“Sustainable development is development that meets the needs of the present without compromising the ability of future generations to meet their own needs”
From this definition, it is amply clear that intergenerational equity - the idea of fairness or justice between generations - is an integral component in sustainable development. This makes our kids, our students, our children, among the most important stakeholders with respect to Sustainable Development. Sustainable Development has seen significant action from actors at all levels all across the world, whether academia, industry, government, multi-laterals, civil society. However, much of Sustainable Development is articulated and acted on through the voices of professionals and adults, with most of the younger generations having both limited awareness as well as avenue, and consequently, ability to lend their voices and action to this area, despite being a critical stakeholder and beneficiary group.
This problem may be compounded in economies with developing education systems, like India, and even more so in rural areas. For example, in a study conducted by Brainwiz, about half the students surveyed (over 1000 respondents in four cities) did not know about the SDGs or who they were designed for! This raises a question. Are we equipping the future generations with enough information on a subject that is of utmost importance to them? Why should they know about the SDGs? To list a few reasons,
To enable them to empathize and understand the need for Sustainable Development
To provide them with the skills and understanding needed to promote sustainability in their own lives.
Knowledge is imperative to inculcate a culture where decision makers are held responsible and accountable
In the future, they will be the ones taking major decisions in industry, in government, in many avenues and they must be equipped with the knowledge and skills to make the right calls for the world!
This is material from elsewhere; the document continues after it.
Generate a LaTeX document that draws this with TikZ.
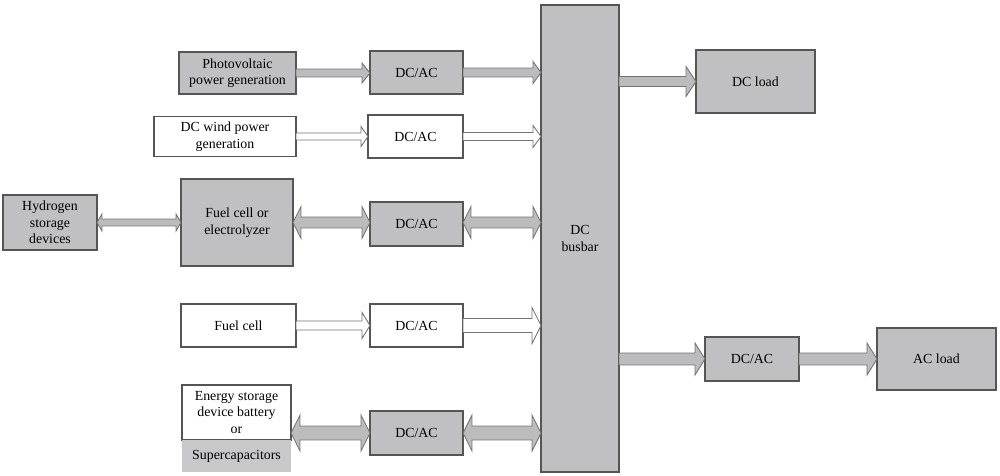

How can this be done though? Integration into curriculum is one way, but there are several other interactive ways to do this. Activities like Model United Nations, Debates, Mock Parliaments and others could be a very useful tool to learn in a manner that promotes attention and retention. Similarly, promoting student leadership and student action for sustainable development within a community or school environment could be a great way to make students start thinking practically and decisively about sustainable development, while creating a sense of pride and ownership. These methods of Education on Sustainable Development (ESD) could also promote several integral life and socio-emotional skills as well as a healthy knowledge of current affairs and the world around them.
There is no doubt that we need to find ways to build awareness and knowledge among students, so that we can continue on the path towards sustainability. In fact Goal 4.7 of the Global Sustainable Development Goals (SDGs) which all countries are aiming to achieve by 2030, is precisely about this! It reads,
"By 2030, ensure that all learners acquire the knowledge and skills needed to promote sustainable development, including, among others, through education for sustainable development and sustainable lifestyles, human rights, gender equality, promotion of a culture of peace and non-violence, global citizenship and appreciation of cultural diversity and of culture’s contribution to sustainable development.”
The time has come for us educators, decision-makers and concerned citizens, to prepare to hand over the baton, and provide the skills required to our future generations so they can carry the baton through the next leg of development!